= Pierre Nerini =

Pierre Emmanuel Nerini (7 October 1915 – 27 February 2006) was a French classical violinist and music teacher who held prominent positions with leading Parisian orchestras.

== Biography ==
Nerini was born in the 14th arrondissement of Paris, in a family of musicians from Milan. His father was Emmanuel Nerini who gave his name to a music competition. He studied at the Conservatoire de Paris where he obtained a first prize in violin and an accessit in harmony. During his musical career he was a member of various orchestras including the Orchestre Lamoureux and the Pasdeloup Orchestra. From 1945 to 1965, he was concertmaster at the Opéra de Paris.

In June 1945 Nerini was elected to become concertmaster of the Société des Concerts du Conservatoire, which position he held until the dissolution of the orchestra in 1967, playing a Mozart concerto with them the January before closure.

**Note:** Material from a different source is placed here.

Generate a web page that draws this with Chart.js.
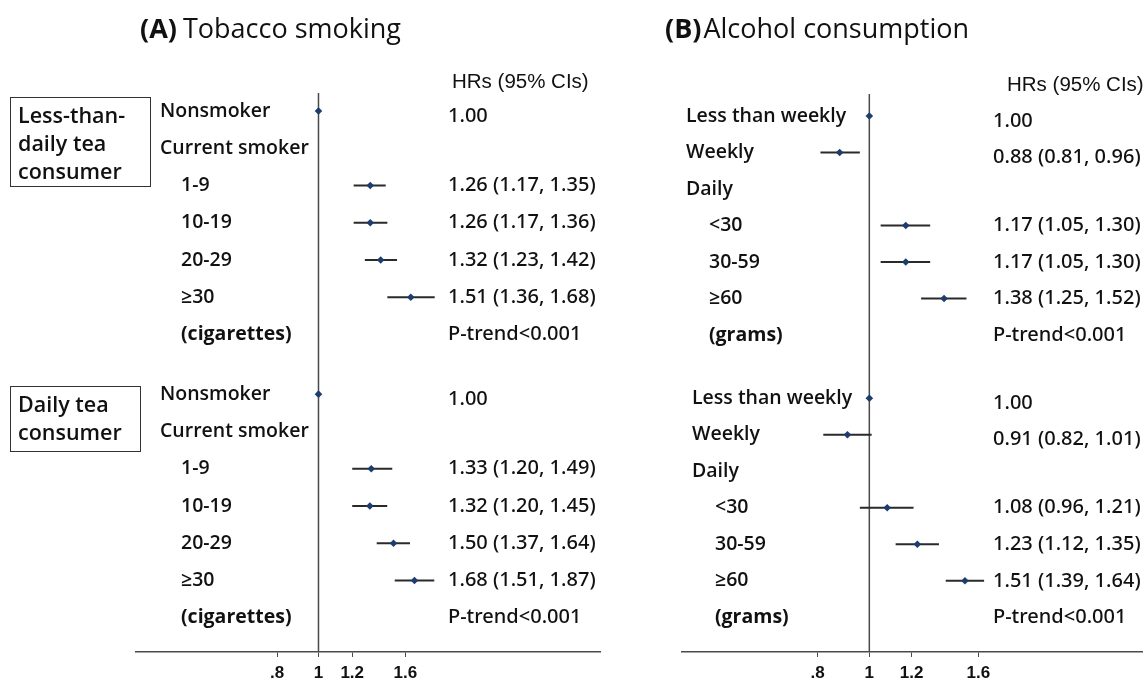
<!DOCTYPE html>
<html>
<head>
<meta charset="utf-8">
<script src="https://cdn.jsdelivr.net/npm/chart.js@4.4.1/dist/chart.umd.min.js"></script>
<style>
  html, body { margin: 0; padding: 0; background: #fff; }
  #wrap { position: relative; width: 1147px; height: 683px; }
  #wrap canvas { position: absolute; left: 0; top: 0; }
</style>
</head>
<body>
<div id="wrap">
  <canvas id="smoking" width="1147" height="683"></canvas>
  <canvas id="alcohol" width="1147" height="683"></canvas>
</div>
<script>
// ---- shared axis ticks ----
const xTickValues = [0.8, 1, 1.2, 1.6];
const xTickLabels = ['.8', '1', '1.2', '1.6'];
const pTrendText = 'P-trend<0.001';
const hrHeader = 'HRs (95% CIs)';

// ---- (A) tobacco smoking ----
const smokingLabels = ['Nonsmoker', 'Current smoker', '1-9', '10-19', '20-29', '\u226530', '(cigarettes)'];
const teaBoxLess = ['Less-than-', 'daily tea', 'consumer'];
const teaBoxDaily = ['Daily tea', 'consumer'];

const smokeLessDailyHR = [1.00, null, 1.26, 1.26, 1.32, 1.51];
const smokeLessDailyLo = [null, null, 1.17, 1.17, 1.23, 1.36];
const smokeLessDailyHi = [null, null, 1.35, 1.36, 1.42, 1.68];

const smokeDailyHR = [1.00, null, 1.33, 1.32, 1.50, 1.68];
const smokeDailyLo = [null, null, 1.20, 1.20, 1.37, 1.51];
const smokeDailyHi = [null, null, 1.49, 1.45, 1.64, 1.87];

// ---- (B) alcohol consumption ----
const alcoholLabels = ['Less than weekly', 'Weekly', 'Daily', '<30', '30-59', '\u226560', '(grams)'];

const alcLessDailyHR = [1.00, 0.88, null, 1.17, 1.17, 1.38];
const alcLessDailyLo = [null, 0.81, null, 1.05, 1.05, 1.25];
const alcLessDailyHi = [null, 0.96, null, 1.30, 1.30, 1.52];

const alcDailyHR = [1.00, 0.91, null, 1.08, 1.23, 1.51];
const alcDailyLo = [null, 0.82, null, 0.96, 1.12, 1.39];
const alcDailyHi = [null, 1.01, null, 1.21, 1.35, 1.64];

// ---- styling ----
const TEXT = '#111';
const MARKER = '#1c3d6e';
const CI_COLOR = '#2a2a2a';
const LINE_GREY = '#4a4a4a';
const SANS = '"Open Sans", "Noto Sans", "DejaVu Sans", sans-serif';
const SANS_MED = '"Noto Sans", "Open Sans", "DejaVu Sans", sans-serif';

function fmt(v) { return v.toFixed(2); }
function hrText(hr, lo, hi) {
  if (hr == null) return '';
  if (lo == null) return fmt(hr);
  return fmt(hr) + ' (' + fmt(lo) + ', ' + fmt(hi) + ')';
}

// builds marker + CI datasets for one block of rows
function blockDatasets(hr, lo, hi, rowStart, xAxisID) {
  const sets = [];
  hr.forEach((v, i) => {
    if (lo[i] != null) {
      sets.push({
        type: 'line', xAxisID, yAxisID: 'y',
        data: [{ x: lo[i], y: rowStart + i }, { x: hi[i], y: rowStart + i }],
        borderColor: CI_COLOR, borderWidth: 2, pointRadius: 0, order: 2
      });
    }
  });
  sets.push({
    type: 'scatter', xAxisID, yAxisID: 'y',
    data: hr.map((v, i) => v == null ? null : { x: v, y: rowStart + i }).filter(p => p),
    pointStyle: 'rectRot', pointRadius: 3.8, backgroundColor: MARKER, borderColor: MARKER,
    borderWidth: 0, order: 1
  });
  return sets;
}

function xAxis(min, max) {
  return {
    type: 'logarithmic', position: 'bottom', min, max,
    afterBuildTicks: s => { s.ticks = xTickValues.map(v => ({ value: v })); },
    afterFit: s => { s.height = 31; },
    ticks: {
      autoSkip: false, maxRotation: 0, padding: 6, color: TEXT,
      font: { family: '"Liberation Sans Narrow", "Liberation Sans", Arial, sans-serif', weight: 'bold', size: 17 },
      callback: (v, i) => xTickLabels[i]
    },
    grid: { drawOnChartArea: false, drawTicks: true, tickLength: 5, color: LINE_GREY, lineWidth: 1 },
    border: { display: true, color: LINE_GREY, width: 1.5 }
  };
}

// text, boxes and the null line at HR = 1
function panelPlugin(opt) {
  return {
    id: 'panelDecor',
    beforeDatasetsDraw(chart) {
      const { ctx, chartArea } = chart;
      const px = chart.scales.x.getPixelForValue(1);
      ctx.save();
      ctx.strokeStyle = LINE_GREY;
      ctx.lineWidth = 1.5;
      ctx.beginPath();
      ctx.moveTo(px, chartArea.top);
      ctx.lineTo(px, chartArea.bottom);
      ctx.stroke();
      ctx.restore();
    },
    afterDraw(chart) {
      const { ctx } = chart;
      const ys = chart.scales.y;
      ctx.save();
      ctx.fillStyle = TEXT;
      ctx.textBaseline = 'alphabetic';
      ctx.textAlign = 'left';

      // title
      ctx.font = 'bold 27px ' + SANS;
      ctx.fillText(opt.titleTag, opt.titleX, 38);
      const w = ctx.measureText(opt.titleTag).width;
      ctx.font = '27px ' + SANS;
      ctx.fillText(opt.titleText, opt.titleX + w + opt.titleGap, 38);

      // column header
      ctx.font = '20.5px "Liberation Sans", Arial, sans-serif';
      ctx.fillText(hrHeader, opt.headerX, opt.headerY);

      ctx.textBaseline = 'middle';
      opt.blocks.forEach(b => {
        opt.labels.forEach((lab, i) => {
          const y = ys.getPixelForValue(b.start + i);
          const bold = i === opt.labels.length - 1;
          ctx.font = (bold ? 'bold ' : '600 ') + '19.5px ' + SANS;
          const x = i < opt.topLevel ? b.labelX : b.labelX + opt.indent;
          ctx.fillText(lab, x, y);
        });
        ctx.font = '500 20px ' + SANS_MED;
        b.hr.forEach((v, i) => {
          const t = hrText(v, b.lo[i], b.hi[i]);
          if (t) ctx.fillText(t, opt.hrX, ys.getPixelForValue(b.start + i) + (i < 2 ? 5 : 0));
        });
        ctx.fillText(pTrendText, opt.hrX, ys.getPixelForValue(b.start + opt.labels.length - 1));

        if (b.box) {
          const bx = b.box;
          ctx.strokeStyle = '#333';
          ctx.lineWidth = 1;
          ctx.strokeRect(bx.x + 0.5, bx.y + 0.5, bx.w, bx.h);
          ctx.font = '600 21.5px ' + SANS;
          bx.lines.forEach((ln, k) => ctx.fillText(ln, bx.x + 8, bx.y + 20 + k * 28));
        }
      });
      ctx.restore();
    }
  };
}

const commonOpts = {
  responsive: false,
  animation: false,
  events: [],
  plugins: { legend: { display: false }, tooltip: { enabled: false } }
};

// ---- chart A ----
const smokeStarts = [0, 7.6];
new Chart(document.getElementById('smoking'), {
  type: 'scatter',
  data: {
    datasets: [
      ...blockDatasets(smokeLessDailyHR, smokeLessDailyLo, smokeLessDailyHi, smokeStarts[0], 'xUpper'),
      ...blockDatasets(smokeDailyHR, smokeDailyLo, smokeDailyHi, smokeStarts[1], 'x')
    ]
  },
  options: {
    ...commonOpts,
    layout: { padding: { left: 136, right: 547, top: 93, bottom: 0 } },
    scales: {
      x: xAxis(0.3729, 4.58),
      xUpper: { type: 'logarithmic', min: 0.4428, max: 3.514, display: false },
      y: { type: 'linear', min: -0.483, max: 14.52, reverse: true, display: false }
    }
  },
  plugins: [panelPlugin({
    titleTag: '(A)', titleText: 'Tobacco smoking', titleX: 140, titleGap: 6,
    headerX: 452, headerY: 88, hrX: 448, indent: 21, topLevel: 2,
    labels: smokingLabels,
    blocks: [
      { start: smokeStarts[0], labelX: 160, hr: smokeLessDailyHR, lo: smokeLessDailyLo, hi: smokeLessDailyHi,
        box: { x: 10, y: 97, w: 140, h: 89, lines: teaBoxLess } },
      { start: smokeStarts[1], labelX: 160, hr: smokeDailyHR, lo: smokeDailyLo, hi: smokeDailyHi,
        box: { x: 10, y: 386, w: 130, h: 65, lines: teaBoxDaily } }
    ]
  })]
});

// ---- chart B ----
const alcStarts = [0, 7.73];
new Chart(document.getElementById('alcohol'), {
  type: 'scatter',
  data: {
    datasets: [
      ...blockDatasets(alcLessDailyHR, alcLessDailyLo, alcLessDailyHi, alcStarts[0], 'x'),
      ...blockDatasets(alcDailyHR, alcDailyLo, alcDailyHi, alcStarts[1], 'x')
    ]
  },
  options: {
    ...commonOpts,
    layout: { padding: { left: 682, right: 5, top: 94, bottom: 0 } },
    scales: {
      x: xAxis(0.446, 3.239),
      y: { type: 'linear', min: -0.603, max: 14.68, reverse: true, display: false }
    }
  },
  plugins: [panelPlugin({
    titleTag: '(B)', titleText: 'Alcohol consumption', titleX: 665, titleGap: 2,
    headerX: 1007, headerY: 91, hrX: 993, indent: 23, topLevel: 3,
    labels: alcoholLabels,
    blocks: [
      { start: alcStarts[0], labelX: 686, hr: alcLessDailyHR, lo: alcLessDailyLo, hi: alcLessDailyHi },
      { start: alcStarts[1], labelX: 692, hr: alcDailyHR, lo: alcDailyLo, hi: alcDailyHi }
    ]
  })]
});
</script>
</body>
</html>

He was also a violin teacher at the Conservatoire de Versailles from 1957 to 1967 and at the Conservatoire de Paris from 1965 to 1985. He wrote several books about violin teaching.

Among Nerini's recordings are the solo violin part in Rimsky-Korsakov's Scheherazade Op.35 with the Paris Conservatoire Orchestra under Ernest Ansermet in 1948 and 1954 (Decca), solos in music from Sylvia by Delibes with the Conservatoire Orchestra under Roger Désormière in 1950 (Decca), in Rimsky-Korsakov's Russian Easter Festival Overture and Capriccio Espagnol with the Conservatoire Orchestra under André Cluytens in 1953 (Pathé), and in Tchaikovsky's Suite No. 3 In G Major Op. 55 with the Conservatoire Orchestra under Adrian Boult in 1955 (Decca). In 1963 he played the violin part in a recording for EMI of Falla's harpsichord concerto with Gonzalo Soriano, and Rafael Frühbeck de Burgos conducting the Conservatoire orchestra. With his wife Jeanine Nerini he recorded Dohnànyi's Ruralia Hungarica suite op. 32 with Columbia in 1945, and Beethoven's Spring sonata Op.24 on Pacific PIA 1518.

Nerini died in Paris on 27 February 2006 at age 90.

== Nerini Competition ==
In 1960, Nerini became director of the Nerini competition founded by his father to reward talented and promising young musicians (pianists, violinists, flutists). The competition only survived two years after Nerini's death since its last edition took place in 2007 under the aegis of Annick Nerini, Nerini's daughter.